Pero, ¿qué pasa con una madre de familia con hijos pequeñitos en casa? Los niños le demandan su total atención. Difícilmente puede disponer de una hora hábil para orar. Es imposible rezar rodeada de niños gritando o corriendo. ¿Habría que convencerla de que, en su caso, es cuando más necesita orar? A estas alturas de mi vida misionera le diría más bien otra cosa: “Si estás tú sola con tus hijos pequeños cuyas necesidades te dejan poquísimo tiempo sin interrupciones, en ese caso no necesitas una hora diaria de oración. Cría a tus hijos con amor y generosidad, y eso producirá los mismos efectos que la oración personal”.
Sin más aclaraciones, esta es una afirmación muy peligrosa. Caería en la trampa de la famosa “herejía de la acción” que defendía que la acción, cualquiera de ellas, es ya oración. Nos comportaríamos como aquel sacerdote en una gran catedral que predicaba con un micrófono desconectado de la corriente: hablaba, se movía, pero nadie le entendía. Nuestra acción debe estar unida al Señor. Él se sirve de nosotros como instrumentos. Nuestra acción es valiosa siempre que esté bajo cobertura y conexión con Dios gracias a la oración.

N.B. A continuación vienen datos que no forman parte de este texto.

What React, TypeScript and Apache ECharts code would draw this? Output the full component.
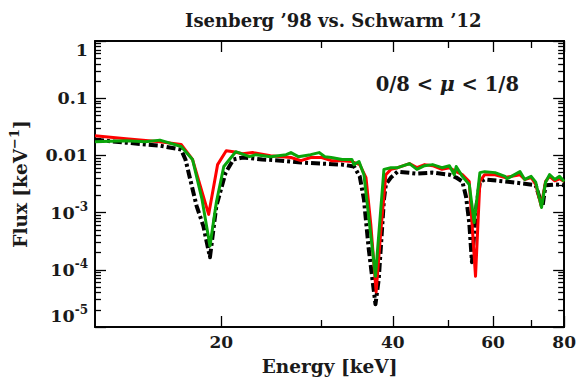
import React, { useEffect, useRef } from 'react';
import * as echarts from 'echarts';

const titleText = 'Isenberg ’98 vs. Schwarm ’12';
const muLabel = '0/8 < {mu|μ} < 1/8';
const xName = 'Energy [keV]';
const yName = 'Flux [keV{s|−1}]';

const X_MIN = 12;
const X_MAX = 80;
const Y_MIN = 1e-5;
const Y_MAX = 1;

const xMajorTicks = [20, 40, 60, 80];
const xMinorTicks = [30, 50, 70];
const xTickLabels: Record<string, string> = { '20': '20', '40': '40', '60': '60', '80': '80' };
const yDecades = [1e-5, 1e-4, 1e-3, 1e-2, 1e-1, 1];
const yMantissas = [2, 3, 4, 5, 6, 7, 8, 9];
const yTickLabels: Record<string, string> = {
  '0': '1',
  '-1': '0.1',
  '-2': '0.01',
  '-3': '{b|10}{s|-3}',
  '-4': '{b|10}{s|-4}',
  '-5': '{b|10}{s|-5}',
};

const redEnergy = [12.0, 13.6, 15.6, 17.0, 17.8, 19.0, 19.7, 20.4, 21.0, 21.8, 22.7, 24.4, 26.5, 27.6, 28.7, 30.0, 31.2, 32.6, 33.9, 35.0, 35.9, 36.6, 37.4, 38.1, 38.9, 39.7, 40.8, 42.8, 44.1, 45.5, 47.0, 48.8, 50.3, 51.7, 53.0, 54.5, 55.9, 56.9, 58.0, 60.5, 63.0, 66.9, 68.2, 70.0, 71.3, 72.9, 74.2, 75.4, 77.0, 78.5, 80.0];
const redFlux = [0.0221, 0.0196, 0.0174, 0.0155, 0.0085, 0.00093, 0.0069, 0.0121, 0.0116, 0.0107, 0.0112, 0.0099, 0.0092, 0.0081, 0.0092, 0.0092, 0.0081, 0.0081, 0.0078, 0.0069, 0.0041, 0.00063, 0.000041, 0.00045, 0.0046, 0.0057, 0.0061, 0.0072, 0.0061, 0.0069, 0.0066, 0.0057, 0.0061, 0.0052, 0.0046, 0.0035, 0.000077, 0.0035, 0.0046, 0.0046, 0.0041, 0.0046, 0.0038, 0.0041, 0.0031, 0.0013, 0.0035, 0.0043, 0.0036, 0.0039, 0.0035];

const greenEnergy = [12.0, 13.6, 14.7, 15.6, 17.0, 17.8, 18.5, 19.1, 19.6, 20.2, 21.2, 22.4, 23.0, 24.4, 26.0, 26.5, 27.3, 28.7, 29.7, 30.4, 31.2, 32.6, 33.9, 34.2, 34.9, 35.6, 37.3, 38.6, 39.7, 40.8, 42.8, 44.1, 45.5, 47.0, 48.8, 50.3, 51.3, 51.7, 53.0, 54.5, 55.6, 56.9, 58.0, 60.5, 63.0, 63.5, 66.9, 68.2, 70.0, 71.3, 73.0, 74.2, 75.4, 77.0, 78.5, 80.0];
const greenFlux = [0.0174, 0.018, 0.0174, 0.0185, 0.0143, 0.0085, 0.0017, 0.00026, 0.0015, 0.0064, 0.0116, 0.0095, 0.0103, 0.0095, 0.0103, 0.0112, 0.0095, 0.0103, 0.0112, 0.0095, 0.0092, 0.0085, 0.0085, 0.0069, 0.0078, 0.0046, 0.000077, 0.0057, 0.0061, 0.0061, 0.0072, 0.0057, 0.0066, 0.0069, 0.0061, 0.0066, 0.0046, 0.0064, 0.0043, 0.0031, 0.00067, 0.005, 0.0052, 0.005, 0.0043, 0.0039, 0.0052, 0.0038, 0.0043, 0.0034, 0.00123, 0.0034, 0.0046, 0.0038, 0.0043, 0.0035];

const blackEnergy = [12.0, 13.6, 15.6, 17.0, 17.3, 18.1, 18.6, 19.1, 19.6, 20.35, 21.0, 21.8, 23.6, 25.5, 27.6, 30.0, 32.6, 34.2, 35.0, 35.6, 36.3, 37.3, 37.8, 38.1, 38.6, 38.9, 39.7, 40.8, 44.1, 47.0, 50.3, 51.7, 53.0, 53.8, 54.5, 55.1, 56.1, 56.9, 58.0, 63.0, 68.2, 71.3, 72.6, 73.3, 74.2, 77.0, 80.0];
const blackFlux = [0.0188, 0.0167, 0.0148, 0.0126, 0.0085, 0.0013, 0.00058, 0.000166, 0.0013, 0.005, 0.0085, 0.0092, 0.0085, 0.0081, 0.0075, 0.0072, 0.0069, 0.0064, 0.0043, 0.0017, 0.00023, 0.000025, 0.000069, 0.00023, 0.0017, 0.0031, 0.0041, 0.0052, 0.0048, 0.005, 0.0046, 0.0041, 0.0035, 0.0019, 0.00067, 0.000136, 0.0013, 0.0034, 0.0038, 0.0035, 0.0032, 0.003, 0.0017, 0.0013, 0.003, 0.0031, 0.003];

const FONT = '"DejaVu Serif", "Liberation Serif", serif';
const INK = '#1a1a1a';
const TICK = '#000';
const TW = 1.3;

function pairs(xs: number[], ys: number[]) {
  return xs.map((x, i) => [x, ys[i]]);
}

const axisLineStyle = { show: true, lineStyle: { color: TICK, width: 1.5 } };

function tickOnlyAxis(base: any, position: string, values: number[], len: number) {
  return {
    ...base,
    position,
    axisLine: axisLineStyle,
    axisLabel: { show: false },
    splitLine: { show: false },
    axisTick: { show: true, inside: true, length: len, customValues: values, lineStyle: { color: TICK, width: TW } },
  };
}

export default function App() {
  const ref = useRef<HTMLDivElement>(null);
  useEffect(() => {
    if (!ref.current) return;
    const chart = echarts.init(ref.current, undefined, { renderer: 'svg' });

    const yMinor: number[] = [];
    yDecades.slice(0, -1).forEach((d) => yMantissas.forEach((m) => yMinor.push(m * d)));

    const MAJ = 11;
    const MIN_X = 7;
    const MIN_Y = 6;

    const xBase = { type: 'log', logBase: 10, min: X_MIN, max: X_MAX };
    const yBase = { type: 'log', logBase: 10, min: Y_MIN, max: Y_MAX };

    chart.setOption({
      animation: false,
      title: [
        {
          text: titleText,
          left: 180,
          top: 6,
          textStyle: { fontFamily: FONT, fontWeight: 'bold', fontSize: 18, color: INK },
        },
        {
          text: muLabel,
          right: 55,
          top: 69,
          textStyle: {
            fontFamily: FONT,
            fontWeight: 'bold',
            fontSize: 19.5,
            color: INK,
            rich: {
              mu: { fontFamily: FONT, fontWeight: 'bold', fontStyle: 'italic', fontSize: 20.5, color: INK },
            },
          },
        },
      ],
      grid: {
        left: 89,
        top: 41,
        right: 12,
        bottom: 53,
        show: true,
        borderColor: '#222',
        borderWidth: 1.5,
      },
      xAxis: [
        {
          ...xBase,
          position: 'bottom',
          axisLine: axisLineStyle,
          splitLine: { show: false },
          axisTick: { show: true, inside: true, length: MAJ, customValues: xMajorTicks, lineStyle: { color: TICK, width: TW } },
          axisLabel: {
            show: true,
            customValues: xMajorTicks,
            margin: 6,
            formatter: (v: number) => xTickLabels[String(Math.round(v))] ?? '',
            fontFamily: FONT,
            fontWeight: 'bold',
            fontSize: 17,
            color: INK,
            showMinLabel: true,
            showMaxLabel: true,
          },
          name: xName,
          nameLocation: 'middle',
          nameGap: 30,
          nameTextStyle: { fontFamily: FONT, fontWeight: 'bold', fontSize: 18.5, color: INK },
        },
        tickOnlyAxis(xBase, 'bottom', xMinorTicks, MIN_X),
        tickOnlyAxis(xBase, 'top', xMajorTicks, MAJ),
        tickOnlyAxis(xBase, 'top', xMinorTicks, MIN_X),
      ],
      yAxis: [
        {
          ...yBase,
          position: 'left',
          axisLine: axisLineStyle,
          splitLine: { show: false },
          axisTick: { show: true, inside: true, length: MAJ, lineStyle: { color: TICK, width: TW } },
          axisLabel: {
            margin: 7,
            fontFamily: FONT,
            fontWeight: 'bold',
            fontSize: 17.5,
            color: INK,
            verticalAlignMaxLabel: 'top',
            verticalAlignMinLabel: 'bottom',
            formatter: (v: number) => yTickLabels[String(Math.round(Math.log10(v)))] ?? '',
            rich: {
              b: { fontFamily: FONT, fontWeight: 'bold', fontSize: 17.5, color: INK },
              s: { fontFamily: FONT, fontWeight: 'bold', fontSize: 12, color: INK, padding: [0, 0, 11, 0] },
            },
          },
          name: yName,
          nameLocation: 'middle',
          nameGap: 62,
          nameRotate: 90,
          nameTextStyle: {
            fontFamily: FONT,
            fontWeight: 'bold',
            fontSize: 18.5,
            color: INK,
            rich: {
              s: { fontFamily: FONT, fontWeight: 'bold', fontSize: 13, color: INK, padding: [0, 0, 12, 0] },
            },
          },
        },
        tickOnlyAxis(yBase, 'left', yMinor, MIN_Y),
        tickOnlyAxis(yBase, 'right', yDecades, MAJ),
        tickOnlyAxis(yBase, 'right', yMinor, MIN_Y),
      ],
      series: [
        {
          type: 'line',
          name: 'black',
          data: pairs(blackEnergy, blackFlux),
          showSymbol: false,
          lineStyle: { color: '#000', width: 4, type: [9, 3, 3, 3], cap: 'butt', join: 'round' },
        },
        {
          type: 'line',
          name: 'red',
          data: pairs(redEnergy, redFlux),
          showSymbol: false,
          lineStyle: { color: '#ff0000', width: 3, join: 'round' },
        },
        {
          type: 'line',
          name: 'green',
          data: pairs(greenEnergy, greenFlux),
          showSymbol: false,
          lineStyle: { color: '#0aa50a', width: 3, join: 'round' },
        },
      ],
    });
    return () => chart.dispose();
  }, []);
  return (
    <div
      ref={ref}
      style={{ position: 'absolute', left: 0, top: 0, width: 579, height: 381, background: '#fff' }}
    />
  );
}
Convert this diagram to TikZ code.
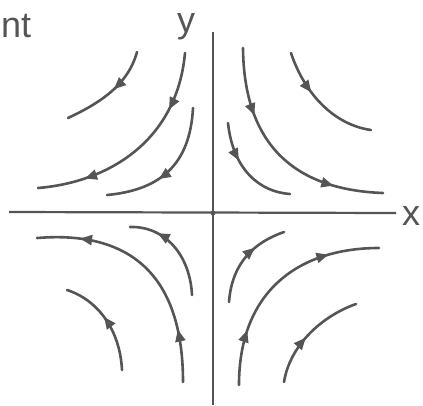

Pero cuando sostengo que ciertos servicios pueden ser de hecho oración, encuentro respaldo en los mismos autores de espiritualidad. Carlo Carretto, uno de los grandes del siglo XX, pasó muchos años en el desierto del Sahara en soledad. Y llegó a confesar que su madre, que pasó cerca de treinta años criando niños, era más contemplativa que él y mucho menos egoísta. Pero, ¡atención con las conclusiones que sacamos de esto! No eran mediocres las largas horas de soledad de Carretto en el desierto, sino que había algo de excelente en los años que su madre vivió entre los ruidos y ajetreos de los pequeños.
Hay vocaciones que brindan el escenario perfecto para desarrollar una vida contemplativa. Para ellas, la vida ordinaria se convierte en un “monasterio doméstico”. Un médico, entregado de veras a sus enfermos, se distancia del estilo del mundo y asume un ritmo monástico de vida. Sus tareas y preocupaciones centran sus horas en sus enfermos. El contacto permanente con ellos le da una oportunidad extraordinaria de aprender empatía y altruismo. Su tiempo no es propio, sus necesidades personales debe ponerlas en segundo lugar, y cada vez que se da la vuelta, una mano o una llamada de teléfono le reclaman con una real o aparente urgencia. Años así hacen madurar a cualquiera. A eso le llamo san Vicente de Paul: “Dejar a Dios por Dios”.